● **Required task**: Repeat every line exactly, keeping the pictures out of the copy.

--- start of Records provided ---

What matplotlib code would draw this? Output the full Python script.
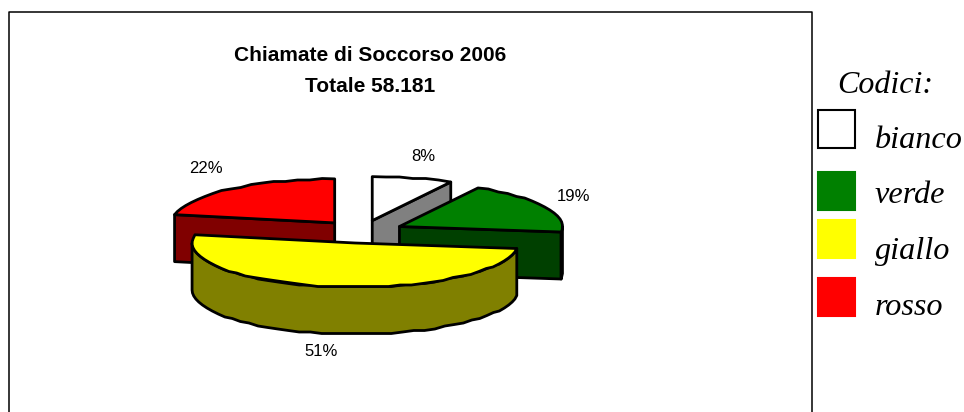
import numpy as np
import matplotlib
matplotlib.use("Agg")
import matplotlib.pyplot as plt
from matplotlib.patches import Polygon, Rectangle

# percentages, in drawing order clockwise from 12 o'clock
codici = ["bianco", "verde", "giallo", "rosso"]
valori = [8, 19, 51, 22]
colori_top = ["#ffffff", "#008000", "#ffff00", "#ff0000"]
colori_lato = ["#808080", "#004000", "#808000", "#800000"]
titolo = "Chiamate di Soccorso 2006\nTotale 58.181"
etichette_xy = [(423, 156), (573, 196), (321, 351), (206, 168)]
legenda_y = [129, 190.5, 238.5, 296.5]
legenda_base = [148.5, 202.5, 259, 315]

# pie geometry, pixels
CX, CY = 361.7, 231.7
RX, RY = 163, 44
DEPTH = 47
EXPLODE = 0.26
PASSO = 1.5  # the source chart has a slightly stepped outline


def punto(cx, cy, ang):
    a = np.radians(ang)
    return cx + RX * np.sin(a), cy - RY * np.cos(a)


def arco(cx, cy, a0, a1):
    n = max(int(abs(a1 - a0) / 4), 2)
    ang = np.linspace(a0, a1, n)
    x, y = punto(cx, cy, ang)
    # snap inner points only, so the ends still meet the cut edges
    y[1:-1] = np.round(y[1:-1] / PASSO) * PASSO
    return np.column_stack([x, y])


def fetta(ax, a0, a1, top, lato):
    mid = np.radians((a0 + a1) / 2)
    cx = CX + EXPLODE * RX * np.sin(mid)
    cy = CY - EXPLODE * RY * np.cos(mid)
    down = np.array([0, DEPTH])
    stile = dict(edgecolor="black", linewidth=2, joinstyle="round")
    apex = np.array([cx, cy])

    # cut faces, only those turned towards the viewer
    for ang, normale in ((a0, a0 - 90), (a1, a1 + 90)):
        if np.cos(np.radians(normale)) < -1e-6:
            p = np.array(punto(cx, cy, ang))
            ax.add_patch(Polygon([apex, p, p + down, apex + down], facecolor=lato, **stile))

    # outer rim, front half only
    r0, r1 = max(a0, 90), min(a1, 270)
    if r1 > r0:
        rim = arco(cx, cy, r0, r1)
        ax.add_patch(Polygon(np.vstack([rim, rim[::-1] + down]), facecolor=lato, **stile))

    ax.add_patch(Polygon(np.vstack([apex, arco(cx, cy, a0, a1)]), facecolor=top, **stile))


fig = plt.figure(figsize=(9.64, 4.12), dpi=100)
ax = fig.add_axes([0, 0, 1, 1])
ax.set_xlim(0, 964)
ax.set_ylim(412, 0)
ax.axis("off")

# frame, open at the bottom
ax.plot([9, 9, 812, 812], [412, 12, 12, 412], color="black", lw=1.1)

fine = np.cumsum(valori) * 3.6
inizio = fine - np.array(valori) * 3.6
for i in [0, 3, 1, 2]:
    fetta(ax, inizio[i], fine[i], colori_top[i], colori_lato[i])

for v, (x, y) in zip(valori, etichette_xy):
    ax.text(x, y, f"{v}%", ha="center", va="center", fontsize=12,
            family="Liberation Sans")

ax.text(370, 71, titolo, ha="center", va="center", fontsize=15, fontweight="bold",
        family="Liberation Sans", linespacing=1.8)

# legend
ax.text(885, 93, "Codici:", ha="center", va="baseline", fontsize=23, style="italic",
        family="Liberation Serif")
for nome, col, y, base in zip(codici, colori_top, legenda_y, legenda_base):
    bordo = "black" if col == "#ffffff" else col
    ax.add_patch(Rectangle((817.5, y - 19), 37, 38, facecolor=col, edgecolor=bordo, lw=1.5))
    ax.text(875, base, nome, ha="left", va="baseline", fontsize=23.2, style="italic",
            family="Liberation Serif")

fig.savefig("out.png", dpi=100)
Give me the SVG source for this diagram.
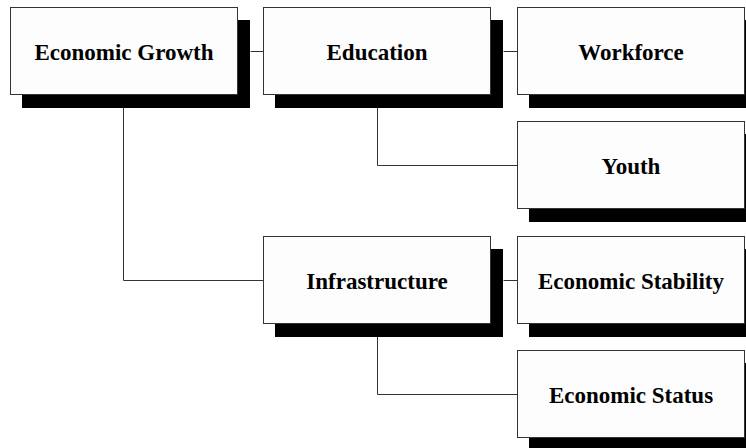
<svg xmlns="http://www.w3.org/2000/svg" width="746" height="448" viewBox="0 0 746 448">
<style>
.sh{fill:#000}
.bx{fill:#fdfdfd;stroke:#333;stroke-width:1}
.t{font-family:"Liberation Serif","Times New Roman",serif;font-weight:bold;font-size:23px;fill:#000;text-anchor:middle}
.c{fill:none;stroke:#333;stroke-width:1}
</style>
<rect width="746" height="448" fill="#fff"/>
<g id="connectors">
<path class="c" d="M250.5 51.5H263.5"/>
<path class="c" d="M503.5 51.5H517.5"/>
<path class="c" d="M377.5 108V165.5H517.5"/>
<path class="c" d="M123.5 108V280.5H263.5"/>
<path class="c" d="M503.5 280.5H517.5"/>
<path class="c" d="M377.5 336V394.5H517.5"/>
</g>
<g id="economic-growth">
<rect class="sh" x="22" y="20" width="228" height="88"/>
<rect class="bx" x="10.5" y="7.5" width="227" height="87"/>
<text class="t" x="124" y="59.5">Economic Growth</text>
</g>
<g id="education">
<rect class="sh" x="275" y="20" width="228" height="88"/>
<rect class="bx" x="263.5" y="7.5" width="227" height="87"/>
<text class="t" x="377" y="59.5">Education</text>
</g>
<g id="workforce">
<rect class="sh" x="529" y="20" width="228" height="88"/>
<rect class="bx" x="517.5" y="7.5" width="227" height="87"/>
<text class="t" x="631" y="59.5">Workforce</text>
</g>
<g id="youth">
<rect class="sh" x="529" y="134" width="228" height="88"/>
<rect class="bx" x="517.5" y="121.5" width="227" height="87"/>
<text class="t" x="631" y="173.5">Youth</text>
</g>
<g id="infrastructure">
<rect class="sh" x="275" y="249" width="228" height="88"/>
<rect class="bx" x="263.5" y="236.5" width="227" height="87"/>
<text class="t" x="377" y="288.5">Infrastructure</text>
</g>
<g id="economic-stability">
<rect class="sh" x="529" y="249" width="228" height="88"/>
<rect class="bx" x="517.5" y="236.5" width="227" height="87"/>
<text class="t" x="631" y="288.5">Economic Stability</text>
</g>
<g id="economic-status">
<rect class="sh" x="529" y="363" width="228" height="88"/>
<rect class="bx" x="517.5" y="350.5" width="227" height="87"/>
<text class="t" x="631" y="402.5">Economic Status</text>
</g>
</svg>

--- end of Records provided ---

● **Output**:
What matplotlib code would draw this? Output the full Python script.
import numpy as np
import matplotlib
matplotlib.use("Agg")
import matplotlib.pyplot as plt
from matplotlib.patches import Polygon, Rectangle

# percentages, in drawing order clockwise from 12 o'clock
codici = ["bianco", "verde", "giallo", "rosso"]
valori = [8, 19, 51, 22]
colori_top = ["#ffffff", "#008000", "#ffff00", "#ff0000"]
colori_lato = ["#808080", "#004000", "#808000", "#800000"]
titolo = "Chiamate di Soccorso 2006\nTotale 58.181"
etichette_xy = [(423, 156), (573, 196), (321, 351), (206, 168)]
legenda_y = [129, 190.5, 238.5, 296.5]
legenda_base = [148.5, 202.5, 259, 315]

# pie geometry, pixels
CX, CY = 361.7, 231.7
RX, RY = 163, 44
DEPTH = 47
EXPLODE = 0.26
PASSO = 1.5  # the source chart has a slightly stepped outline


def punto(cx, cy, ang):
    a = np.radians(ang)
    return cx + RX * np.sin(a), cy - RY * np.cos(a)


def arco(cx, cy, a0, a1):
    n = max(int(abs(a1 - a0) / 4), 2)
    ang = np.linspace(a0, a1, n)
    x, y = punto(cx, cy, ang)
    # snap inner points only, so the ends still meet the cut edges
    y[1:-1] = np.round(y[1:-1] / PASSO) * PASSO
    return np.column_stack([x, y])


def fetta(ax, a0, a1, top, lato):
    mid = np.radians((a0 + a1) / 2)
    cx = CX + EXPLODE * RX * np.sin(mid)
    cy = CY - EXPLODE * RY * np.cos(mid)
    down = np.array([0, DEPTH])
    stile = dict(edgecolor="black", linewidth=2, joinstyle="round")
    apex = np.array([cx, cy])

    # cut faces, only those turned towards the viewer
    for ang, normale in ((a0, a0 - 90), (a1, a1 + 90)):
        if np.cos(np.radians(normale)) < -1e-6:
            p = np.array(punto(cx, cy, ang))
            ax.add_patch(Polygon([apex, p, p + down, apex + down], facecolor=lato, **stile))

    # outer rim, front half only
    r0, r1 = max(a0, 90), min(a1, 270)
    if r1 > r0:
        rim = arco(cx, cy, r0, r1)
        ax.add_patch(Polygon(np.vstack([rim, rim[::-1] + down]), facecolor=lato, **stile))

    ax.add_patch(Polygon(np.vstack([apex, arco(cx, cy, a0, a1)]), facecolor=top, **stile))


fig = plt.figure(figsize=(9.64, 4.12), dpi=100)
ax = fig.add_axes([0, 0, 1, 1])
ax.set_xlim(0, 964)
ax.set_ylim(412, 0)
ax.axis("off")

# frame, open at the bottom
ax.plot([9, 9, 812, 812], [412, 12, 12, 412], color="black", lw=1.1)

fine = np.cumsum(valori) * 3.6
inizio = fine - np.array(valori) * 3.6
for i in [0, 3, 1, 2]:
    fetta(ax, inizio[i], fine[i], colori_top[i], colori_lato[i])

for v, (x, y) in zip(valori, etichette_xy):
    ax.text(x, y, f"{v}%", ha="center", va="center", fontsize=12,
            family="Liberation Sans")

ax.text(370, 71, titolo, ha="center", va="center", fontsize=15, fontweight="bold",
        family="Liberation Sans", linespacing=1.8)

# legend
ax.text(885, 93, "Codici:", ha="center", va="baseline", fontsize=23, style="italic",
        family="Liberation Serif")
for nome, col, y, base in zip(codici, colori_top, legenda_y, legenda_base):
    bordo = "black" if col == "#ffffff" else col
    ax.add_patch(Rectangle((817.5, y - 19), 37, 38, facecolor=col, edgecolor=bordo, lw=1.5))
    ax.text(875, base, nome, ha="left", va="baseline", fontsize=23.2, style="italic",
            family="Liberation Serif")

fig.savefig("out.png", dpi=100)
Give me the SVG source for this diagram.
<svg xmlns="http://www.w3.org/2000/svg" width="746" height="448" viewBox="0 0 746 448">
<style>
.sh{fill:#000}
.bx{fill:#fdfdfd;stroke:#333;stroke-width:1}
.t{font-family:"Liberation Serif","Times New Roman",serif;font-weight:bold;font-size:23px;fill:#000;text-anchor:middle}
.c{fill:none;stroke:#333;stroke-width:1}
</style>
<rect width="746" height="448" fill="#fff"/>
<g id="connectors">
<path class="c" d="M250.5 51.5H263.5"/>
<path class="c" d="M503.5 51.5H517.5"/>
<path class="c" d="M377.5 108V165.5H517.5"/>
<path class="c" d="M123.5 108V280.5H263.5"/>
<path class="c" d="M503.5 280.5H517.5"/>
<path class="c" d="M377.5 336V394.5H517.5"/>
</g>
<g id="economic-growth">
<rect class="sh" x="22" y="20" width="228" height="88"/>
<rect class="bx" x="10.5" y="7.5" width="227" height="87"/>
<text class="t" x="124" y="59.5">Economic Growth</text>
</g>
<g id="education">
<rect class="sh" x="275" y="20" width="228" height="88"/>
<rect class="bx" x="263.5" y="7.5" width="227" height="87"/>
<text class="t" x="377" y="59.5">Education</text>
</g>
<g id="workforce">
<rect class="sh" x="529" y="20" width="228" height="88"/>
<rect class="bx" x="517.5" y="7.5" width="227" height="87"/>
<text class="t" x="631" y="59.5">Workforce</text>
</g>
<g id="youth">
<rect class="sh" x="529" y="134" width="228" height="88"/>
<rect class="bx" x="517.5" y="121.5" width="227" height="87"/>
<text class="t" x="631" y="173.5">Youth</text>
</g>
<g id="infrastructure">
<rect class="sh" x="275" y="249" width="228" height="88"/>
<rect class="bx" x="263.5" y="236.5" width="227" height="87"/>
<text class="t" x="377" y="288.5">Infrastructure</text>
</g>
<g id="economic-stability">
<rect class="sh" x="529" y="249" width="228" height="88"/>
<rect class="bx" x="517.5" y="236.5" width="227" height="87"/>
<text class="t" x="631" y="288.5">Economic Stability</text>
</g>
<g id="economic-status">
<rect class="sh" x="529" y="363" width="228" height="88"/>
<rect class="bx" x="517.5" y="350.5" width="227" height="87"/>
<text class="t" x="631" y="402.5">Economic Status</text>
</g>
</svg>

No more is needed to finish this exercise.